─── RECORDS

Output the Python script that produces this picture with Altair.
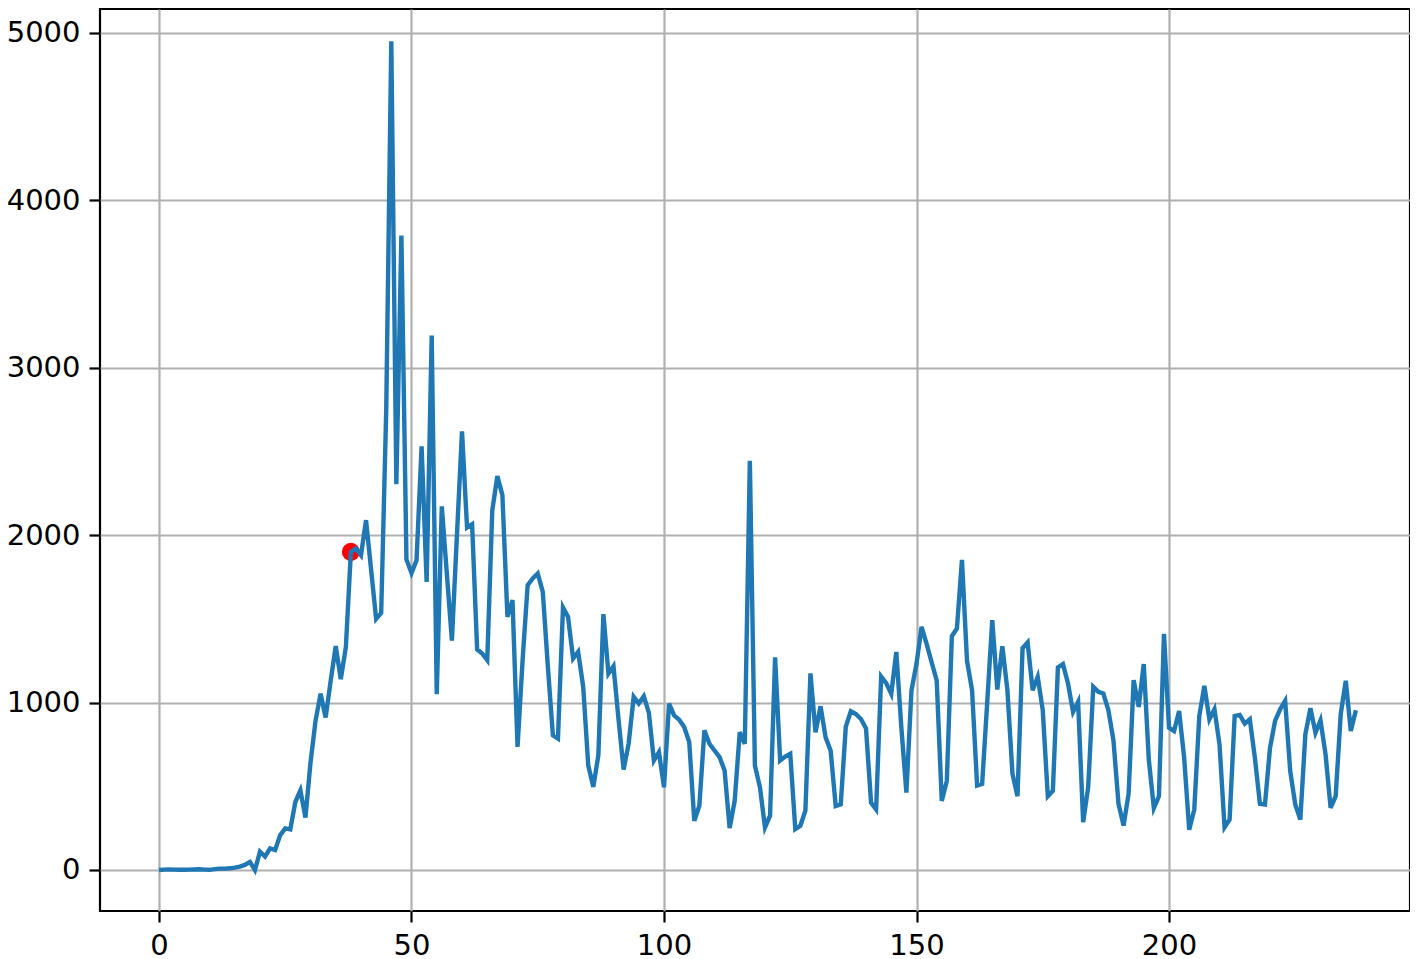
import altair as alt
import pandas as pd

values = [
    0, 2, 3, 2, 1, 1, 2, 3, 4, 2,
    1, 5, 8, 8, 10, 14, 20, 30, 48, 0,
    109, 80, 129, 119, 208, 248, 242, 406, 475, 313,
    640, 891, 1053, 911, 1130, 1337, 1140, 1330, 1900, 1920,
    1880, 2090, 1795, 1500, 1535, 2750, 4950, 2305, 3790, 1855,
    1774, 1850, 2530, 1720, 3192, 1050, 2172, 1770, 1370, 2000,
    2620, 2045, 2065, 1318, 1293, 1253, 2149, 2353, 2239, 1512,
    1612, 735, 1253, 1701, 1741, 1771, 1661, 1216, 805, 785,
    1568, 1512, 1263, 1303, 1094, 625, 496, 685, 1528, 1173,
    1217, 898, 600, 755, 1034, 994, 1038, 940, 654, 704,
    494, 994, 924, 898, 854, 764, 294, 384, 834, 754,
    714, 674, 594, 250, 414, 824, 754, 2444, 624, 494,
    254, 324, 1270, 654, 678, 694, 244, 264, 354, 1174,
    822, 978, 792, 712, 382, 392, 856, 948, 932, 902,
    846, 402, 362, 1156, 1116, 1052, 1302, 850, 462, 1072,
    1232, 1452, 1350, 1240, 1132, 412, 532, 1396, 1442, 1852,
    1250, 1074, 505, 515, 1000, 1493, 1078, 1337, 1074, 575,
    441, 1325, 1359, 1074, 1154, 954, 441, 473, 1210, 1230,
    1114, 944, 1004, 285, 495, 1094, 1064, 1054, 954, 774,
    395, 265, 455, 1134, 974, 1230, 660, 370, 440, 1410,
    850, 830, 950, 670, 240, 360, 920, 1100, 900, 960,
    750, 255, 301, 920, 926, 874, 900, 671, 395, 391,
    730, 890, 960, 1010, 591, 391, 301, 810, 966, 820,
    894, 690, 371, 441, 930, 1130, 830, 954,
]
days = list(range(len(values)))

highlight_x = [38]
highlight_y = [1900]

x_ticks = [0, 50, 100, 150, 200]
y_ticks = [0, 1000, 2000, 3000, 4000, 5000]

df = pd.DataFrame({"x": days, "y": values})
hi = pd.DataFrame({"x": highlight_x, "y": highlight_y})

xs = alt.Scale(domain=[-11.68, 247.72], nice=False, zero=False)
ys = alt.Scale(domain=[-245, 5143], nice=False, zero=False)

xax = alt.Axis(values=x_ticks, format="d", title=None)
yax = alt.Axis(values=y_ticks, format="d", title=None)

point = alt.Chart(hi).mark_circle(color="#ff0000", opacity=1, size=330).encode(
    x=alt.X("x:Q", scale=xs, axis=xax),
    y=alt.Y("y:Q", scale=ys, axis=yax),
)

line = alt.Chart(df).mark_line(color="#1f77b4", strokeWidth=4.4).encode(
    x=alt.X("x:Q", scale=xs, axis=xax),
    y=alt.Y("y:Q", scale=ys, axis=yax),
)

chart = (
    alt.layer(point, line)
    .properties(
        width=1310,
        height=902,
        autosize=alt.AutoSizeParams(type="none"),
        padding={"left": 92, "top": 1, "right": 0, "bottom": 50},
    )
    .configure_view(stroke="black", strokeWidth=2.2)
    .configure_axis(
        labelFont="DejaVu Sans",
        labelFontSize=29,
        labelColor="black",
        tickColor="black",
        tickWidth=2.2,
        tickSize=11,
        labelPadding=9,
        domain=False,
        grid=True,
        gridColor="#b0b0b0",
        gridWidth=2.2,
    )
)

chart.save("out.html", embed_options={"renderer": "svg", "actions": False})
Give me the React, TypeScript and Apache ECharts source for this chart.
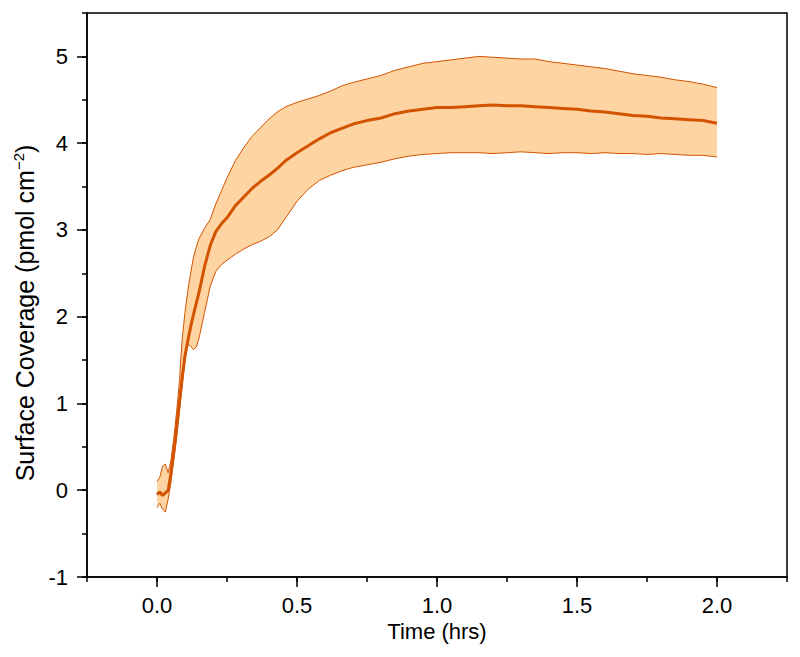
import React, { useEffect, useRef } from "react";
import * as echarts from "echarts";

const timeHrs = [0, 0.01, 0.02, 0.03, 0.04, 0.05, 0.06, 0.07, 0.08, 0.09,
  0.10, 0.11, 0.12, 0.13, 0.14, 0.15, 0.17, 0.19, 0.21, 0.23,
  0.25, 0.28, 0.31, 0.34, 0.37, 0.40, 0.43, 0.46, 0.50, 0.54,
  0.58, 0.62, 0.66, 0.70, 0.75, 0.80, 0.85, 0.90, 0.95, 1.00,
  1.05, 1.10, 1.15, 1.20, 1.25, 1.30, 1.35, 1.40, 1.45, 1.50,
  1.55, 1.60, 1.65, 1.70, 1.75, 1.80, 1.85, 1.90, 1.95, 2.00];

const meanCoverage = [-0.05, -0.02, -0.06, -0.03, 0.0, 0.2, 0.45, 0.72, 1.02, 1.3,
  1.55, 1.72, 1.88, 2.02, 2.15, 2.28, 2.58, 2.82, 2.98, 3.07,
  3.14, 3.28, 3.38, 3.48, 3.56, 3.63, 3.71, 3.80, 3.89, 3.97,
  4.05, 4.12, 4.17, 4.22, 4.26, 4.29, 4.34, 4.37, 4.39, 4.41,
  4.41, 4.42, 4.43, 4.44, 4.43, 4.43, 4.42, 4.41, 4.40, 4.39,
  4.37, 4.36, 4.34, 4.32, 4.31, 4.29, 4.28, 4.27, 4.26, 4.23];

const upperCoverage = [0.1, 0.15, 0.28, 0.3, 0.2, 0.35, 0.6, 0.9, 1.25, 1.75,
  2.05, 2.3, 2.5, 2.68, 2.8, 2.9, 3.02, 3.12, 3.3, 3.45,
  3.6, 3.8, 3.95, 4.08, 4.18, 4.28, 4.36, 4.42, 4.47, 4.51,
  4.55, 4.6, 4.66, 4.7, 4.74, 4.78, 4.84, 4.88, 4.92, 4.94,
  4.96, 4.98, 5.0, 4.99, 4.98, 4.97, 4.97, 4.94, 4.92, 4.9,
  4.88, 4.86, 4.83, 4.8, 4.78, 4.76, 4.73, 4.71, 4.68, 4.64];

const lowerCoverage = [-0.2, -0.15, -0.22, -0.25, -0.1, 0.1, 0.35, 0.6, 0.9, 1.2,
  1.5, 1.68, 1.66, 1.62, 1.65, 1.75, 2.05, 2.35, 2.52, 2.6,
  2.65, 2.72, 2.78, 2.83, 2.87, 2.92, 3.0, 3.14, 3.33, 3.47,
  3.57, 3.63, 3.68, 3.72, 3.75, 3.78, 3.82, 3.85, 3.87, 3.88,
  3.89, 3.89, 3.89, 3.88, 3.89, 3.9, 3.89, 3.88, 3.89, 3.89,
  3.88, 3.89, 3.88, 3.88, 3.87, 3.88, 3.87, 3.86, 3.86, 3.84];

const xMajorTicks = [0, 0.5, 1.0, 1.5, 2.0];
const yMajorTicks = [-1, 0, 1, 2, 3, 4, 5];

const FONT = "'Liberation Sans', Arial, sans-serif";
const LINE_COLOR = "#D35400";
const BAND_COLOR = "#FDD4A2";

export default function App() {
  const ref = useRef<HTMLDivElement>(null);

  useEffect(() => {
    if (!ref.current) return;
    const chart = echarts.init(ref.current, null, { renderer: "svg" });
    const pair = (ys: number[]) => timeHrs.map((t, i) => [t, ys[i]]);
    const axisLineStyle = { color: "#000", width: 1.5 };

    const option: any = {
      animation: false,
      backgroundColor: "#fff",
      grid: {
        left: 87, right: 13, top: 13, bottom: 80,
        show: true, borderColor: "#000", borderWidth: 1.5, backgroundColor: "transparent",
      },
      xAxis: [
        {
          type: "value", min: -0.25, max: 2.25, position: "bottom",
          axisLine: { show: true, onZero: false, lineStyle: axisLineStyle },
          axisTick: { show: true, customValues: xMajorTicks, length: 10, lineStyle: axisLineStyle },
          axisLabel: {
            customValues: xMajorTicks, formatter: (v: number) => v.toFixed(1),
            fontSize: 22, color: "#000", margin: 17, fontFamily: FONT,
          },
          splitLine: { show: false },
          name: "Time (hrs)", nameLocation: "middle", nameGap: 40,
          nameTextStyle: { fontSize: 22, color: "#000", fontFamily: FONT },
        },
        {
          type: "value", min: -0.25, max: 2.25, interval: 0.25, position: "bottom",
          axisLine: { show: false, onZero: false },
          axisTick: { show: true, length: 5, lineStyle: axisLineStyle },
          axisLabel: { show: false },
          splitLine: { show: false },
        },
      ],
      yAxis: [
        {
          type: "value", min: -1, max: 5.5, position: "left",
          axisLine: { show: true, onZero: false, lineStyle: axisLineStyle },
          axisTick: { show: true, customValues: yMajorTicks, length: 10, lineStyle: axisLineStyle },
          axisLabel: {
            customValues: yMajorTicks, formatter: (v: number) => String(v),
            fontSize: 22, color: "#000", margin: 19, fontFamily: FONT,
          },
          splitLine: { show: false },
          name: "{a|Surface Coverage (pmol cm}{sup|\u22122}{a|)}",
          nameLocation: "middle", nameGap: 47,
          nameTextStyle: {
            fontSize: 25, color: "#000", fontFamily: FONT,
            padding: [0, 36, 0, 0],
            rich: {
              a: { fontSize: 25, color: "#000", fontFamily: FONT, lineHeight: 28 },
              sup: { fontSize: 15, color: "#000", fontFamily: FONT, verticalAlign: "top", lineHeight: 16 },
            },
          },
        },
        {
          type: "value", min: -1, max: 5.5, interval: 0.5, position: "left",
          axisLine: { show: false, onZero: false },
          axisTick: { show: true, length: 5, lineStyle: axisLineStyle },
          axisLabel: { show: false },
          splitLine: { show: false },
        },
      ],
      series: [
        {
          type: "custom", name: "band", xAxisIndex: 0, yAxisIndex: 0,
          silent: true, z: 1, clip: true,
          data: [[0, 0]],
          encode: { x: 0, y: 1 },
          renderItem: (_params: any, api: any) => {
            const pts: number[][] = [];
            for (let i = 0; i < timeHrs.length; i++) pts.push(api.coord([timeHrs[i], upperCoverage[i]]));
            for (let i = timeHrs.length - 1; i >= 0; i--) pts.push(api.coord([timeHrs[i], lowerCoverage[i]]));
            return { type: "polygon", shape: { points: pts }, style: { fill: BAND_COLOR, stroke: "none" } };
          },
        },
        {
          type: "line", name: "upper", data: pair(upperCoverage), xAxisIndex: 0, yAxisIndex: 0,
          showSymbol: false, symbol: "none", z: 3,
          lineStyle: { color: LINE_COLOR, width: 1 },
        },
        {
          type: "line", name: "lower", data: pair(lowerCoverage), xAxisIndex: 0, yAxisIndex: 0,
          showSymbol: false, symbol: "none", z: 3,
          lineStyle: { color: LINE_COLOR, width: 1 },
        },
        {
          type: "line", name: "mean", data: pair(meanCoverage), xAxisIndex: 0, yAxisIndex: 0,
          showSymbol: false, symbol: "none", z: 4,
          lineStyle: { color: LINE_COLOR, width: 3 },
        },
      ],
    };
    chart.setOption(option);
    return () => chart.dispose();
  }, []);

  return (
    <div
      ref={ref}
      style={{ position: "fixed", left: 0, top: 0, width: 800, height: 657 }}
    />
  );
}
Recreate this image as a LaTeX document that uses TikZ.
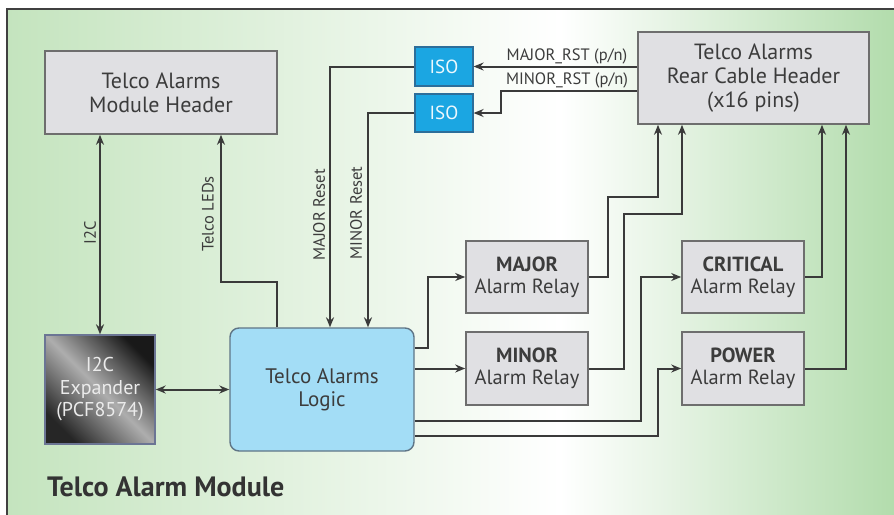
\documentclass[tikz,border=0pt]{standalone}
\usepackage{fontspec}
\setmainfont{PT Sans}
\usetikzlibrary{arrows.meta,calc}
\definecolor{bggreen}{HTML}{C4E4BE}
\definecolor{bggreenR}{HTML}{B2DCAC}
\definecolor{boxfill}{HTML}{E0E0E3}
\definecolor{boxline}{HTML}{6E6E6E}
\definecolor{wire}{HTML}{3A3A3A}
\definecolor{txt}{HTML}{3C3C3C}
\definecolor{isofill}{HTML}{1BA6E2}
\definecolor{isoline}{HTML}{2C6E9A}
\definecolor{logicfill}{HTML}{A3DDF6}
\definecolor{logicline}{HTML}{5F7586}
\definecolor{expline}{HTML}{6B7594}
\tikzset{
  graybox/.style={draw=boxline, fill=boxfill, line width=1.6pt, inner sep=0pt, align=center, text=txt, font=\fontsize{20.5}{22}\selectfont},
  isobox/.style={draw=isoline, fill=isofill, line width=1.2pt, inner sep=0pt, text=white!92!isofill, font=\fontsize{19}{21}\selectfont},
  wirestyle/.style={draw=wire, line width=2pt, -{Stealth[length=10pt,width=8pt]}},
  sig/.style={text=txt, font=\fontsize{16.5}{18}\selectfont, inner sep=0pt},
}
\begin{document}
\begin{tikzpicture}[x=1pt,y=-1pt]
\useasboundingbox (0,0) rectangle (894,514);
% background
\fill[white] (0,0) rectangle (894,514);
\shade[left color=bggreen, right color=white] (7,9) rectangle (560,516);
\shade[left color=white, right color=bggreenR] (560,9) rectangle (896,516);
\draw[line width=1.5pt, draw=black!75] (7,520) -- (7,9) -- (900,9);
% nodes
\node[graybox, minimum width=232pt, minimum height=83pt, font=\fontsize{22}{24}\selectfont] (mh) at (161,92.5) {Telco Alarms\\Module Header};
\node[graybox, minimum width=231pt, minimum height=92pt, font=\fontsize{22}{24}\selectfont] (rch) at (753.5,78) {Telco Alarms\\Rear Cable Header\\(x16 pins)};
\node[isobox, minimum width=58pt, minimum height=39pt] (iso1) at (444,66.5) {ISO};
\node[isobox, minimum width=58pt, minimum height=38pt] (iso2) at (444,113) {ISO};
\shade[left color=black!90, right color=black!85, middle color=black!32, shading angle=-45] (45,335) rectangle (155,444);
\node[draw=expline, line width=1.4pt, minimum width=110pt, minimum height=109pt, inner sep=0pt, align=center, text=black!8, font=\fontsize{20}{22.5}\selectfont] (exp) at (100,389.5) {I2C\\Expander\\(PCF8574)};
\node[draw=logicline, fill=logicfill, line width=1.4pt, rounded corners=9pt, minimum width=184pt, minimum height=123pt, inner sep=0pt, align=center, text=txt, font=\fontsize{21}{23}\selectfont] (logic) at (322,389.5) {Telco Alarms\\Logic};
\node[graybox, minimum width=122pt, minimum height=72pt] (major) at (527,277) {\textbf{MAJOR}\\Alarm Relay};
\node[graybox, minimum width=122pt, minimum height=73pt] (minor) at (527,368.5) {\textbf{MINOR}\\Alarm Relay};
\node[graybox, minimum width=122pt, minimum height=72pt] (crit) at (743,277) {\textbf{CRITICAL}\\Alarm Relay};
\node[graybox, minimum width=122pt, minimum height=73pt] (power) at (743,368.5) {\textbf{POWER}\\Alarm Relay};
% helper coordinates
\coordinate (ledA) at (277,282);
\coordinate (ledB) at (221,282);
\coordinate (mjr) at (330,0);
\coordinate (mnr) at (368,0);
\coordinate (mnA) at (501,91);
\coordinate (lm) at (428,348);
\coordinate (lc) at (641,421);
\coordinate (lp) at (658,436);
\coordinate (ma1) at (608,197);
\coordinate (ma2) at (658,197);
\coordinate (mi1) at (624,214);
\coordinate (mi2) at (682,214);
\coordinate (cr) at (822,0);
\coordinate (pw) at (846,0);
% connectors
\draw[wirestyle, {Stealth[length=10pt,width=8pt]}-{Stealth[length=10pt,width=8pt]}] (exp.north) -- (exp.north |- mh.south);
\draw[wirestyle, {Stealth[length=10pt,width=8pt]}-{Stealth[length=10pt,width=8pt]}] (exp.east) -- (logic.west);
\draw[wirestyle] (logic.north -| ledA) -- (ledA) -- (ledB) -- (mh.south -| ledB);
\draw[wirestyle] (iso1.west) -| (logic.north -| mjr);
\draw[wirestyle] (iso2.west) -| (logic.north -| mnr);
\draw[wirestyle] (rch.west |- iso1.east) -- (iso1.east);
\draw[wirestyle] (rch.west |- mnA) -- (mnA) |- (iso2.east);
\draw[wirestyle] (logic.east |- lm) -- (lm) |- (major.west);
\draw[wirestyle] (logic.east |- minor.west) -- (minor.west);
\draw[wirestyle] (logic.east |- lc) -- (lc) |- (crit.west);
\draw[wirestyle] (logic.east |- lp) -- (lp) |- (power.west);
\draw[wirestyle] (major.east) -| (ma1) -- (ma2) -- (rch.south -| ma2);
\draw[wirestyle] (minor.east) -| (mi1) -- (mi2) -- (rch.south -| mi2);
\draw[wirestyle] (crit.east) -| (rch.south -| cr);
\draw[wirestyle] (power.east) -| (rch.south -| pw);
% labels
\node[sig] (lmaj) at (567,56) {MAJOR\_RST (p/n)};
\node[sig] (lmin) at (567,80) {MINOR\_RST (p/n)};
\node[sig, rotate=90] (li2c) at (90,233) {I2C};
\node[sig, rotate=90] (lled) at (208,214) {Telco LEDs};
\node[sig, rotate=90] (lmr) at (319,215) {MAJOR Reset};
\node[sig, rotate=90] (lnr) at (356,213) {MINOR Reset};
\node[anchor=west, text=black!80, font=\bfseries\fontsize{28}{30}\selectfont, inner sep=0pt] (title) at (47,487) {Telco Alarm Module};
\end{tikzpicture}
\end{document}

──────

= TO BE DONE =
Could the lines from the top of the material through the line with "import pandas as pd" be repeated exactly, pictures left out?

= EXERCISE OUTPUT =
Output the Python script that produces this picture with Altair.
import altair as alt
import pandas as pd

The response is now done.